Section: Research Program
Software Composition
Modules and services. The idea that building software components, i.e., composable prefabricated and parameterized software parts, was key to create an effective software industry was realized very early [72]. At that time, the scope of a component was limited to a single procedure. In the seventies, the growing complexity of software made it necessary to consider a new level of structuring and programming and led to the notions of information hiding, modules, and module interconnection languages [79], [55]. Information hiding promotes a black-box model of program development whereby a module implementation, basically a collection of procedures, is strongly encapsulated behind an interface. This makes it possible to guarantee logical invariant properties of the data managed by the procedures and, more generally, makes modular reasoning possible.
In the context of today's Internet-based information society, components and modules have given rise to software services whose compositions are governed by explicit orchestration or choreography specifications that support notions of global properties of a service-oriented architecture. These horizontal compositions have, however, to be frequently adapted dynamically. Dynamic adaptations, in particular in the context of software evolution processes, often conflict with a black-box composition model either because of the need for invasive modifications, for instance, in order to optimize resource utilization or modifications to the vertical compositions implementing the high-level services.
Object-Oriented Programming. Classes and objects provide another kind of software component, which makes it necessary to distinguish between component types (classes) and component instances (objects). Indeed, unlike modules, objects can be created dynamically. Although it is also possible to talk about classes in terms of interfaces and implementations, the encapsulation provided by classes is not as strong as the one provided by modules. This is because, through the use of inheritance, object-oriented languages put the emphasis on incremental programming to the detriment of modular programming. This introduces a white-box model of software development and more flexibility is traded for safety as demonstrated by the fragile base class issue [75].

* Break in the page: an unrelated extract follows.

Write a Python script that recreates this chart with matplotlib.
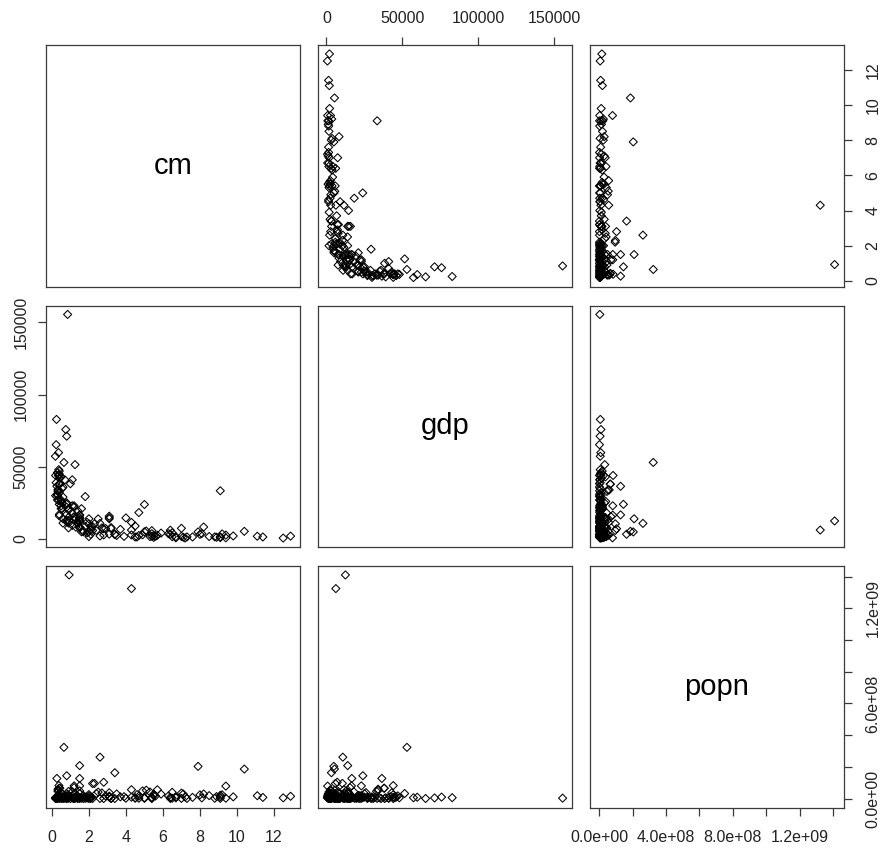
import numpy as np
import matplotlib
matplotlib.use('Agg')
import matplotlib.pyplot as plt
from matplotlib.ticker import FixedLocator, FixedFormatter

plt.rcParams['font.family'] = ['Liberation Sans', 'DejaVu Sans']

variables = ['cm', 'gdp', 'popn']

# child mortality (%)
cm = [2.5, 8.2, 9.8, 4.0, 8.5, 7.2, 8.0, 2.1, 12.5, 12.9, 7.3, 9.4, 5.4, 9.2, 6.4,
      2.3, 9.1, 4.5, 4.7, 6.5, 5.9, 8.9, 8.8, 4.9, 9.4, 6.7, 1.3, 4.6, 5.5, 11.1,
      8.1, 1.4, 2.7, 7.1, 4.5, 9.1, 10.4, 3.9, 3.4, 4.7, 11.4, 4.3, 9.1, 6.5, 7.0,
      5.7, 7.6, 1.4, 5.3, 6.3, 5.6,
      7.0, 1.3, 3.1, 0.7, 3.4, 3.2, 1.0, 3.1, 0.93, 1.1, 4.3, 2.6, 1.5, 3.1, 0.4,
      0.27, 1.8, 1.1, 0.8, 2.1, 6.4, 0.8, 0.8, 0.8, 1.9, 5.1, 3.5, 2.0, 1.1, 7.9,
      2.8, 0.85, 1.25, 0.25, 0.34, 0.9, 1.7, 4.3, 1.2, 5.0, 1.2, 5.0, 0.75, 2.4,
      2.2, 5.5,
      1.4, 0.35, 0.4, 0.4, 0.6, 0.8, 0.5, 0.3, 0.3, 0.4, 0.3, 0.23, 0.4, 0.38, 0.4,
      0.55, 0.2, 0.37, 0.33, 0.5, 0.5, 0.23, 0.6, 1.6, 0.4, 0.4, 1.2, 0.19, 0.5,
      0.36, 0.9, 0.8, 0.6, 0.6, 0.2, 0.33, 0.3, 0.36, 0.9, 0.43,
      1.1, 1.2, 1.2, 1.5, 3.7, 1.5, 0.5, 0.8, 1.5, 0.9, 0.55, 3.1, 2.0, 1.5, 2.9,
      3.2, 6.7, 1.9, 1.5, 1.5, 2.0, 1.6, 2.1, 1.5, 2.0, 1.8, 0.9, 0.65, 1.5,
      0.37, 0.55, 5.4, 2.2, 2.6, 2.8, 1.7, 5.4]

# GDP per capita
gdp = [13900, 8300, 2100, 14600, 1700, 700, 3200, 6300, 650, 2000, 1450, 800, 5800, 3500, 3300,
       10500, 33400, 1400, 18300, 1600, 4100, 1200, 1500, 2900, 2700, 800, 14000, 1400, 1100, 1900,
       3700, 19500, 7700, 1200, 9000, 950, 5300, 1800, 3100, 2400, 1400, 11500, 1500, 4300, 7400,
       2600, 1400, 10800, 1700, 3700, 1900,
       1800, 8200, 15800, 41000, 3300, 7900, 38300, 3400, 12500, 9400, 6200, 10800, 16500, 14700, 32000,
       36500, 8700, 23000, 71200, 3300, 6100, 13000, 25000, 12000, 11500, 5500, 2400, 1700, 41000, 4900,
       7100, 155500, 51500, 82800, 34000, 11000, 5000, 2800, 15500, 5000, 23000, 23900, 75800, 6000,
       5900, 2500,
       11000, 44000, 17000, 42000, 11000, 17000, 21000, 31000, 30000, 45000, 27000, 39000, 38000, 44000, 24000,
       25000, 44000, 48000, 34000, 23000, 27000, 65300, 36000, 5000, 16000, 47000, 13000, 57300, 26000,
       27000, 21000, 24000, 14000, 29000, 30000, 33000, 46000, 59800, 7700, 38000,
       18000, 22000, 15000, 8000, 6700, 14000, 43000, 22000, 13000, 15000, 21000, 14000, 10500, 7800, 7300,
       7200, 1650, 4300, 8200, 16700, 5100, 21000, 8700, 12000, 14000, 29400, 20000, 53000, 15000,
       44000, 35000, 3700, 8600, 2100, 2800, 5600, 1900]

# population
popn = [40.6e6, 28.8e6, 10.9e6, 2.25e6, 18.6e6, 10.5e6, 23.4e6, 0.54e6, 4.6e6, 14.5e6, 0.8e6, 78.7e6, 5.1e6, 23.7e6, 0.94e6,
        95.7e6, 1.2e6, 4.95e6, 1.98e6, 2.0e6, 28.2e6, 12.4e6, 1.8e6, 48.5e6, 2.2e6, 4.6e6, 6.3e6, 24.9e6, 18.1e6, 18.0e6,
        4.3e6, 1.26e6, 35.3e6, 28.8e6, 2.5e6, 20.7e6, 186e6, 11.9e6, 0.2e6, 15.4e6, 7.4e6, 56e6, 11.0e6, 39.6e6, 1.3e6,
        55.6e6, 7.6e6, 11.4e6, 41.5e6, 16.6e6, 16.2e6,
        34.6e6, 2.9e6, 9.8e6, 1.4e6, 163e6, 0.8e6, 0.42e6, 15.8e6, 1410e6, 3.9e6, 1324e6, 261e6, 80e6, 37e6, 8.2e6,
        127e6, 9.5e6, 17.8e6, 4.0e6, 6.1e6, 6.8e6, 6.0e6, 31e6, 0.42e6, 3.0e6, 53e6, 29e6, 25e6, 4.4e6, 203e6,
        103e6, 2.6e6, 32e6, 5.6e6, 51e6, 21e6, 18.4e6, 8.7e6, 69e6, 1.27e6, 80e6, 5.7e6, 9.3e6, 31.8e6,
        94.6e6, 27.6e6,
        2.9e6, 8.7e6, 9.5e6, 11.3e6, 3.5e6, 7.1e6, 4.2e6, 1.17e6, 10.6e6, 5.7e6, 1.3e6, 5.5e6, 65e6, 82e6, 11e6,
        9.8e6, 0.33e6, 4.7e6, 59e6, 1.97e6, 2.9e6, 0.58e6, 0.44e6, 4.06e6, 0.63e6, 17e6, 2.08e6, 5.2e6, 38e6,
        10.3e6, 19.8e6, 144e6, 7.0e6, 5.4e6, 2.1e6, 46e6, 9.9e6, 8.4e6, 45e6, 65.6e6,
        43.6e6, 0.39e6, 0.28e6, 0.37e6, 10.9e6, 208e6, 36e6, 18e6, 48.7e6, 4.9e6, 11.5e6, 10.6e6, 16.4e6, 6.3e6, 16.6e6,
        0.77e6, 10.8e6, 9.1e6, 2.9e6, 127e6, 6.1e6, 4.0e6, 6.7e6, 31.8e6, 0.56e6, 1.36e6, 3.4e6, 323e6, 31.6e6,
        24e6, 4.7e6, 8.1e6, 0.9e6, 0.6e6, 0.27e6, 0.2e6, 0.11e6]

cm_ticks = [0, 2, 4, 6, 8, 10, 12]
cm_labels = ['0', '2', '4', '6', '8', '10', '12']
gdp_ticks = [0, 50000, 100000, 150000]
gdp_labels = ['0', '50000', '100000', '150000']
popn_ticks = [0, 2e8, 4e8, 6e8, 8e8, 1.0e9, 1.2e9, 1.4e9]
popn_xlabels = ['0.0e+00', '', '4.0e+08', '', '8.0e+08', '', '1.2e+09', '']
popn_ylabels = ['0.0e+00', '', '', '6.0e+08', '', '', '1.2e+09', '']

data = {'cm': np.array(cm, float), 'gdp': np.array(gdp, float), 'popn': np.array(popn, float)}
xticks = {'cm': (cm_ticks, cm_labels), 'gdp': (gdp_ticks, gdp_labels), 'popn': (popn_ticks, popn_xlabels)}
yticks = {'cm': (cm_ticks, cm_labels), 'gdp': (gdp_ticks, gdp_labels), 'popn': (popn_ticks, popn_ylabels)}


def lims(v):
    lo, hi = v.min(), v.max()
    r = hi - lo
    return lo - 0.04 * r, hi + 0.04 * r


W, H = 883, 848
fig = plt.figure(figsize=(W / 100, H / 100), dpi=100)
lefts = [46, 318, 590]
tops = [45, 305.5, 566]
pw, ph = 254, 241.5
frame_col = '#3a3a3a'
tick_fs = 11.5
pads = {'top': 7.5, 'bottom': 10, 'left': 6.5, 'right': 9.5}

for i, yv in enumerate(variables):
    for j, xv in enumerate(variables):
        ax = fig.add_axes([lefts[j] / W, 1 - (tops[i] + ph) / H, pw / W, ph / H])
        ax.set_xlim(*lims(data[xv]))
        ax.set_ylim(*lims(data[yv]))
        for s in ax.spines.values():
            s.set_color(frame_col)
            s.set_linewidth(0.9)
        ax.set_xticks([])
        ax.set_yticks([])
        ax.tick_params(which='both', direction='out', length=6, width=0.9,
                       color=frame_col, labelsize=tick_fs,
                       labelcolor='#222222')
        if i == j:
            ax.text(0.5, 0.5, xv, ha='center', va='center', fontsize=21,
                    transform=ax.transAxes, color='black')
        else:
            ax.scatter(data[xv], data[yv], marker='D', s=17, facecolors='none',
                       edgecolors='black', linewidths=0.75)
        # axes as in R pairs()
        if i == 0 and j % 2 == 1:
            t, l = xticks[xv]
            ax.xaxis.tick_top()
            ax.xaxis.set_major_locator(FixedLocator(t))
            ax.xaxis.set_major_formatter(FixedFormatter(l))
            ax.tick_params(axis='x', pad=pads['top'])
        if i == 2 and j % 2 == 0:
            t, l = xticks[xv]
            ax.xaxis.tick_bottom()
            ax.xaxis.set_major_locator(FixedLocator(t))
            ax.xaxis.set_major_formatter(FixedFormatter(l))
            ax.tick_params(axis='x', pad=pads['bottom'])
        if j == 0 and i % 2 == 1:
            t, l = yticks[yv]
            ax.yaxis.tick_left()
            ax.yaxis.set_major_locator(FixedLocator(t))
            ax.yaxis.set_major_formatter(FixedFormatter(l))
            ax.tick_params(axis='y', pad=pads['left'])
            for lab in ax.get_yticklabels():
                lab.set_rotation(90)
                lab.set_va('center')
        if j == 2 and i % 2 == 0:
            t, l = yticks[yv]
            ax.yaxis.tick_right()
            ax.yaxis.set_major_locator(FixedLocator(t))
            ax.yaxis.set_major_formatter(FixedFormatter(l))
            ax.tick_params(axis='y', pad=pads['right'])
            for lab in ax.get_yticklabels():
                lab.set_rotation(90)
                lab.set_va('center')

fig.savefig('out.png', dpi=100, facecolor='white')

Architecture Description Languages. The advent of distributed applications made it necessary to consider more sophisticated connections between the various building blocks of a system. The software architecture [84] of a software system describes the system as a composition of components and connectors, where the connectors capture the interaction protocols between the components [43]. It also describes the rationale behind such a given architecture, linking the properties required from the system to its implementation. Architecture Description Languages (ADLs) are languages that support architecture-based development [73]. A number of these languages make it possible to generate executable systems from architectural descriptions, provided implementations for the primitive components are available. However, guaranteeing that the implementation conforms to the architecture is an issue.
Protocols. Today, protocols constitute a frequently used means to precisely define, implement, and analyze contracts, notably concerning communication and security properties, between two or more hardware or software entities. They have been used to define interactions between communication layers, security properties of distributed communications, interactions between objects and components, and business processes.
Object interactions [77], component interactions [90], [81] and service orchestrations [56] are most frequently expressed in terms of regular interaction protocols that enable basic properties, such as compatibility, substitutability, and deadlocks between components to be defined in terms of basic operations and closure properties of finite-state automata. Furthermore, such properties may be analyzed automatically using, e.g., model checking techniques [53], [62].
However, the limited expressive power of regular languages has led to a number of approaches using more expressive non-regular interaction protocols that often provide distribution-specific abstractions, e.g., session types [66], or context-free or turing-complete expressiveness [82], [50]. While these protocol types allow conformance between components to be defined (e.g., using unbounded counters), property verification can only be performed manually or semi-automatically.